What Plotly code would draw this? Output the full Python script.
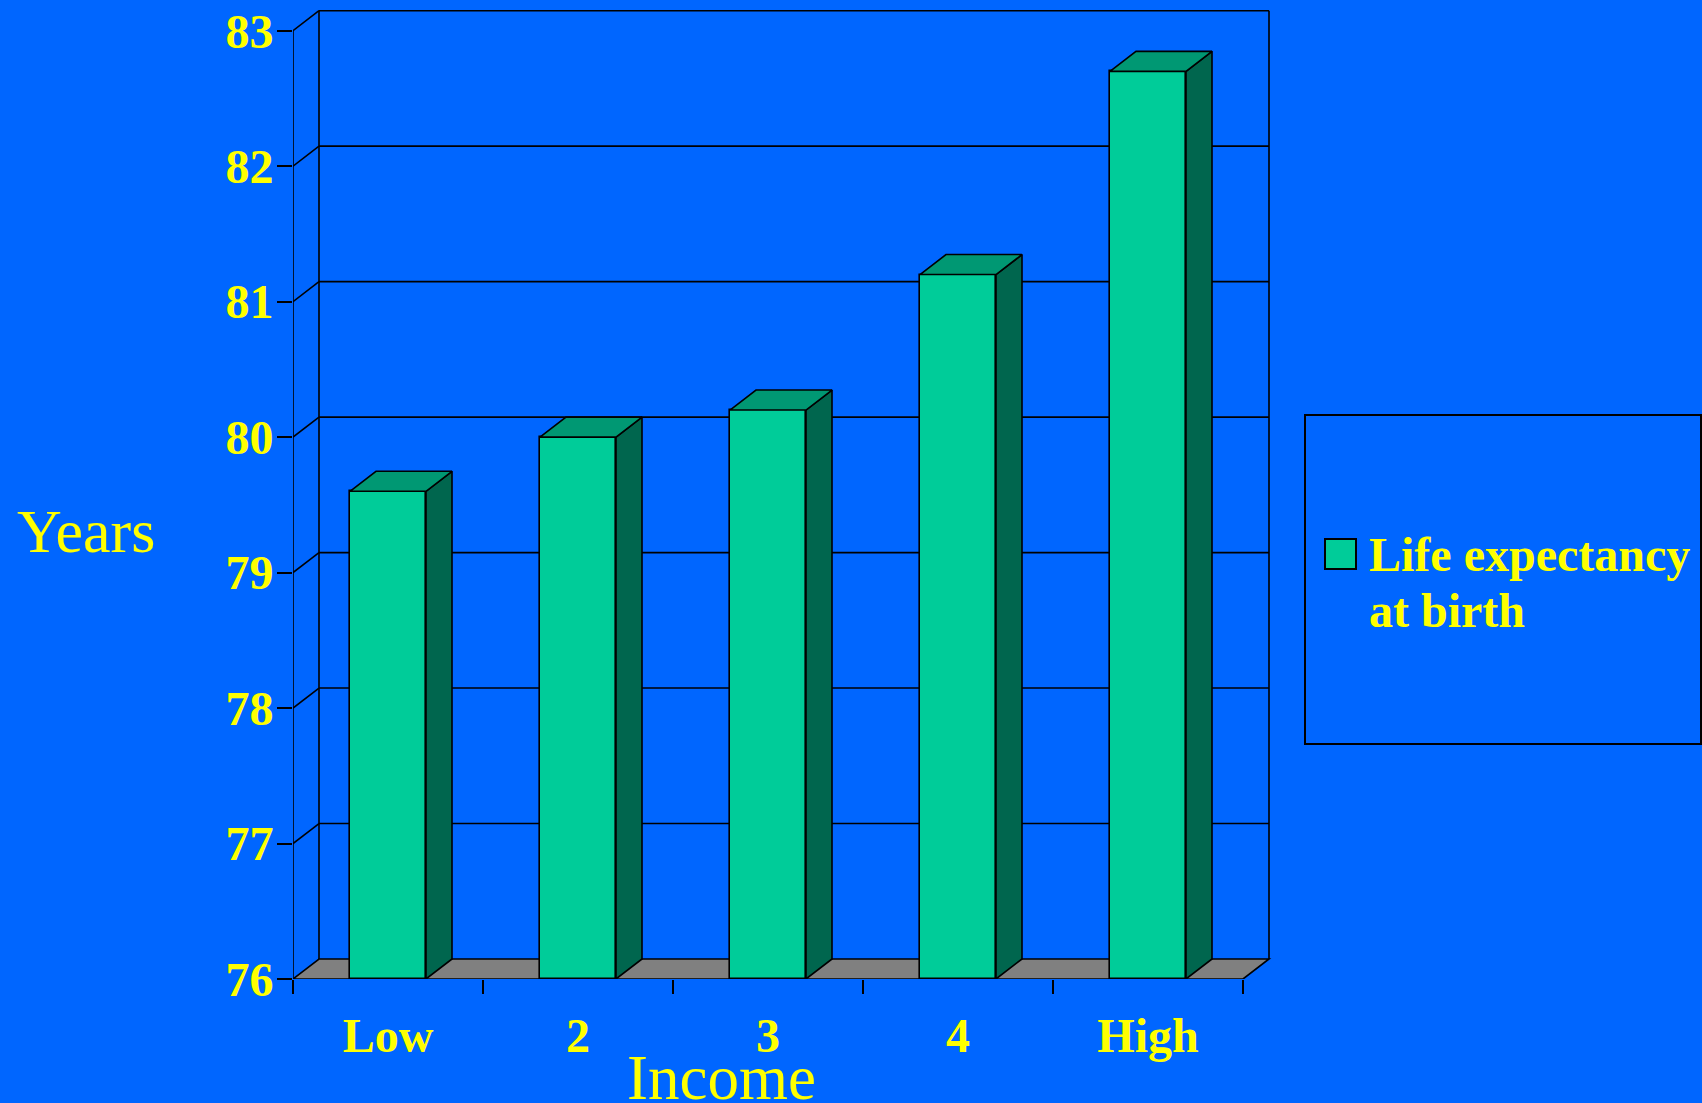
import plotly.graph_objects as go

# ---- data ----
categories = ["Low", "2", "3", "4", "High"]
life_expectancy = [79.6, 80.0, 80.2, 81.2, 82.7]
y_ticks = [76, 77, 78, 79, 80, 81, 82, 83]
series_name = "Life expectancy at birth"

# ---- style / geometry ----
W, H = 1702, 1103
L, R, T, B = 293, 1279, 4, 979          # plot area in pixels
PX_PER_CAT = 190.0
PX_PER_YEAR = (979 - 30.7) / 7.0
DEPTH_X_PX, DEPTH_Y_PX = 26.0, 20.0
BAR_W = 0.4

BG = "#0066FF"
FRONT = "#00CC99"
TOP = "#009873"
SIDE = "#00664E"
FLOOR = "#808080"
YEL = "#FFFF00"
SERIF = "Liberation Serif, Times New Roman, serif"
LW = 1.6

ymin = y_ticks[0]
ymax_tick = y_ticks[-1]
x_lo = -0.5
x_hi = x_lo + (R - L) / PX_PER_CAT
y_hi = ymin + (B - T) / PX_PER_YEAR
dx = DEPTH_X_PX / PX_PER_CAT
dy = DEPTH_Y_PX / PX_PER_YEAR
n = len(categories)
x_left, x_right = -0.5, n - 0.5


def px_x(p):
    return (p - L) / (R - L)


def px_y(p):
    return (B - p) / (B - T)


fig = go.Figure()

# front faces of bars
fig.add_trace(go.Bar(
    x=list(range(n)), y=[v - ymin for v in life_expectancy], base=ymin,
    width=BAR_W, marker=dict(color=FRONT, line=dict(color="black", width=LW)),
    name=series_name, showlegend=False, hoverinfo="skip",
))

# side faces and top faces
sx, sy, tx, ty = [], [], [], []
for i, v in enumerate(life_expectancy):
    r_edge = i + BAR_W / 2
    l_edge = i - BAR_W / 2
    sx += [r_edge, r_edge, r_edge + dx, r_edge + dx, r_edge, None]
    sy += [ymin, v, v + dy, ymin + dy, ymin, None]
    tx += [l_edge, r_edge, r_edge + dx, l_edge + dx, l_edge, None]
    ty += [v, v, v + dy, v + dy, v, None]

fig.add_trace(go.Scatter(x=sx, y=sy, mode="lines", fill="toself", fillcolor=SIDE,
                         line=dict(color="black", width=LW), showlegend=False,
                         hoverinfo="skip", cliponaxis=False))
fig.add_trace(go.Scatter(x=tx, y=ty, mode="lines", fill="toself", fillcolor=TOP,
                         line=dict(color="black", width=LW), showlegend=False,
                         hoverinfo="skip", cliponaxis=False))

shapes = []
# floor
shapes.append(dict(type="path", layer="below", xref="x", yref="y",
                   path=f"M{x_left},{ymin} L{x_right},{ymin} L{x_right+dx},{ymin+dy} L{x_left+dx},{ymin+dy} Z",
                   fillcolor=FLOOR, line=dict(color="black", width=LW)))
# back-wall gridlines + side diagonals
for t in y_ticks:
    if t == ymin:
        continue
    shapes.append(dict(type="line", layer="below", xref="x", yref="y",
                       x0=x_left + dx, x1=x_right + dx, y0=t + dy, y1=t + dy,
                       line=dict(color="black", width=LW)))
    shapes.append(dict(type="line", layer="below", xref="x", yref="y",
                       x0=x_left, x1=x_left + dx, y0=t, y1=t + dy,
                       line=dict(color="black", width=LW)))
# wall verticals
shapes.append(dict(type="line", layer="below", xref="x", yref="y",
                   x0=x_left, x1=x_left, y0=ymin, y1=ymax_tick,
                   line=dict(color="black", width=LW)))
shapes.append(dict(type="line", layer="below", xref="x", yref="y",
                   x0=x_left + dx, x1=x_left + dx, y0=ymin + dy, y1=ymax_tick + dy,
                   line=dict(color="black", width=LW)))
shapes.append(dict(type="line", layer="below", xref="x", yref="y",
                   x0=x_right + dx, x1=x_right + dx, y0=ymin + dy, y1=ymax_tick + dy,
                   line=dict(color="black", width=LW)))

# legend box
shapes.append(dict(type="rect", xref="paper", yref="paper",
                   x0=px_x(1305), x1=px_x(1701), y0=px_y(744), y1=px_y(415),
                   line=dict(color="black", width=2), fillcolor="rgba(0,0,0,0)"))
shapes.append(dict(type="rect", xref="paper", yref="paper",
                   x0=px_x(1325), x1=px_x(1356), y0=px_y(569), y1=px_y(539),
                   line=dict(color="black", width=2), fillcolor=FRONT))

annotations = [
    dict(text="Years", xref="paper", yref="paper", x=px_x(86), y=px_y(531),
         xanchor="center", yanchor="middle", showarrow=False,
         font=dict(family=SERIF, size=62, color=YEL)),
    dict(text="Income", xref="paper", yref="paper", x=px_x(721), y=px_y(1078),
         xanchor="center", yanchor="middle", showarrow=False,
         font=dict(family=SERIF, size=63, color=YEL)),
    dict(text="Life expectancy", xref="paper", yref="paper", x=px_x(1367), y=px_y(554),
         xanchor="left", yanchor="middle", showarrow=False,
         font=dict(family=SERIF, size=48, color=YEL, weight="bold")),
    dict(text="at birth", xref="paper", yref="paper", x=px_x(1367), y=px_y(610),
         xanchor="left", yanchor="middle", showarrow=False,
         font=dict(family=SERIF, size=48, color=YEL, weight="bold")),
]

fig.update_layout(
    width=W, height=H, autosize=False,
    margin=dict(l=L, r=W - R, t=T, b=H - B, pad=0),
    paper_bgcolor=BG, plot_bgcolor=BG,
    showlegend=False, bargap=0,
    shapes=shapes, annotations=annotations,
    xaxis=dict(range=[x_lo, x_hi], tickmode="array", tickvals=list(range(n)),
               ticktext=categories, ticks="", showgrid=False, zeroline=False,
               showline=False, fixedrange=True,
               tickfont=dict(family=SERIF, size=48, color=YEL, weight="bold"),
               ticklabelstandoff=24,
               minor=dict(tickmode="array",
                          tickvals=[k - 0.5 for k in range(n + 1)],
                          ticks="outside", ticklen=14, tickwidth=LW,
                          tickcolor="black", showgrid=False)),
    yaxis=dict(range=[ymin, y_hi], tickmode="array", tickvals=y_ticks,
               ticktext=[str(t) for t in y_ticks], ticks="outside", ticklen=15,
               tickwidth=LW, tickcolor="black", showgrid=False, zeroline=False,
               showline=False, fixedrange=True, ticklabelstandoff=-6,
               tickfont=dict(family=SERIF, size=48, color=YEL, weight="bold")),
)

fig.write_html("out.html", config={"displayModeBar": False})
---
* [THE PROBLEM]:
Begin at the top of the material above and output each line exactly, stopping after the line that holds "BAR_W = 0.4". Leave out pictures.

* [SOLUTION TO THE EXERCISE]:
What Plotly code would draw this? Output the full Python script.
import plotly.graph_objects as go

# ---- data ----
categories = ["Low", "2", "3", "4", "High"]
life_expectancy = [79.6, 80.0, 80.2, 81.2, 82.7]
y_ticks = [76, 77, 78, 79, 80, 81, 82, 83]
series_name = "Life expectancy at birth"

# ---- style / geometry ----
W, H = 1702, 1103
L, R, T, B = 293, 1279, 4, 979          # plot area in pixels
PX_PER_CAT = 190.0
PX_PER_YEAR = (979 - 30.7) / 7.0
DEPTH_X_PX, DEPTH_Y_PX = 26.0, 20.0
BAR_W = 0.4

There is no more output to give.